Shades of the East India Company. Britain has launched its first private navy in almost two centuries. Glencore Chief Simon Murray leads a group of businessmen calling themselves "Typhon" in fielding a private seagoing security escort service off of Somalia.
The service has armed vessels - including a 10,000-ton mother ship and high-speed armored patrol boats. The vessels are under the tactical command of a former Royal Navy commodore. He is preparing a private floating security force of approximately 240 former marines and sailors.Operations will start in late March or early April.
According to Anthony Sharp , Chief Executive of Typhon it has been created because the Royal Navy, NATO and the European Union Naval Force lack the vessels to patrol an area of ocean that is as large as North America.. "They can't do the job because they haven't got the budget and deploying a billion-pound warship against six guys [pirates] with $500 of kit is not a very good use of the asset," he said.
Typhon intends to sail under a sovereign flag which will give them the legal right to carry their weaponry into harbor What that flag is we can't determine at this time.
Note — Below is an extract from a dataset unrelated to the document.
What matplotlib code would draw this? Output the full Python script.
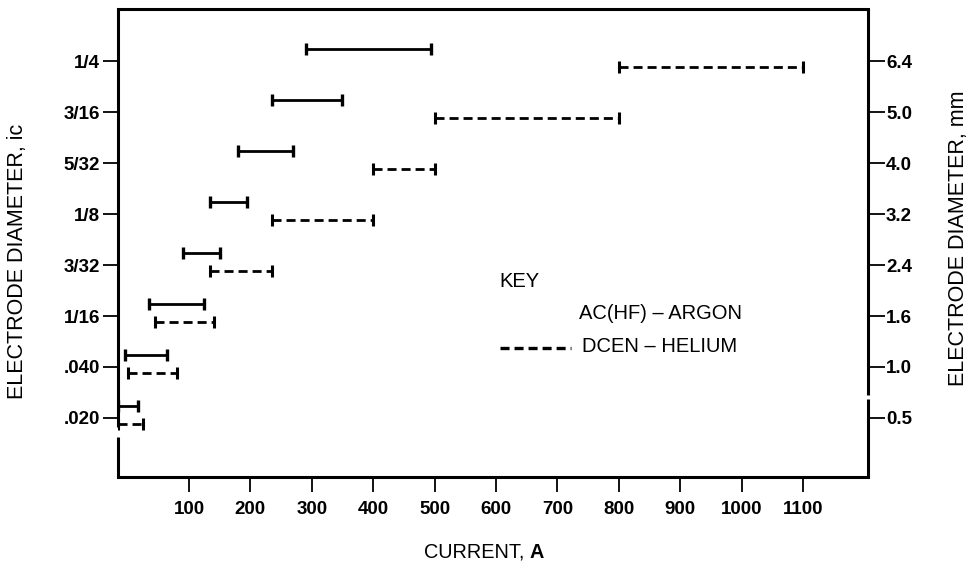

Economic support will come from shipping firms signing up for convoy escort service. Indian, Chinese, and Russian flag ships already use private escort /convoy services.
To our mind this is not the return of privateers but rather the return of corporate navies, last seen in association with the Dutch and British East India Companies. This is an interesting concept fraught with potential unforeseen consequences. We agree with Typhon's observation that using modern full sized war ships for the task is uneconomic. But we think we'd rather see regular navies using smaller cheaper craft than the return of corporate navies. If you are familiar with the history of the East India companies you know that along with corporate armies and navies came corporate government in many of the East Indian colonies and settlements. Corporate government can be the most brutal of all. On one island colony with a population of just over 300, 30 men were hanged by the corporate court in a single month. Hanging could be administered for a variety of crimes which sounded an awful lot like simply being insubordinate to your boss. We just don't know if this is really such a good idea. But we do know pirates un-suppressed spread like rats. Rats are bad.